In situ monitoring of heat assisted oxidation and its effects on the structural, dielectric and optical conductivity parameters of Pb thin films as promising terahertz transmitters

Abstract

In this work, thermal vacuum deposited lead thin films are subjected to an in situ monitoring of the oxidation process during heating in the temperature range of 300-480 K by the X-ray diffraction technique. The heating effects on the crystallinity, phase formation and structural parameters are additionally investigated with the help of computer simulation to explore the possible formed oxides.

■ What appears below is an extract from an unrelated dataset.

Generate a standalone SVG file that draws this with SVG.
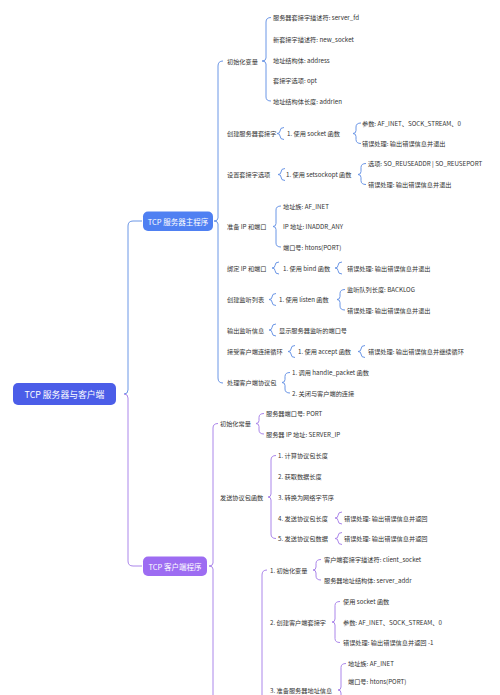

In addition, the heating effects of the optical transmission, reflection and absorption, optical conduction and terahertz signal transmission spectra are also investigated. It is found that, the cubic crystalline Pb films comprises tetragonal Pb3O4 in it’s as grown form. When heated, while the Pb3O4 content increases from 18.5% to 21.3%, tetragonal PbO phase with weight of 30.9% is formed. Even though more than half of the film content relates to the oxides after the samples were left to cool, the microstrain and defect density in the films decreased and the grain size increased. Optically, the oxidation process enhanced, the light transitivity, reflectivity and decreased the absorption coefficient. Two energy band gaps one is assigned to Pb3O4 with value of 2.12 eV before heating and the other is assigned to PbO with value of 2.60 eV after cooling are detected. Dielectrically, the oxidation increased the real part and the quality factor in the infrared region of light. On the other hand, the optical conductivity analyses which are treated via Drude-Lorentz approach has shown that Pb films exhibit plasmon frequency and mobility values of 3.2 GHz and 0.62 cm2/Vs, respectively. The oxidation slightly lowered the optical conductivity parameters. Application directed analysis of the terahertz cutoff frequency has shown that the oxidized Pb films behaves as promising layers for use as terahertz wave transmitters suitable for visible light communications.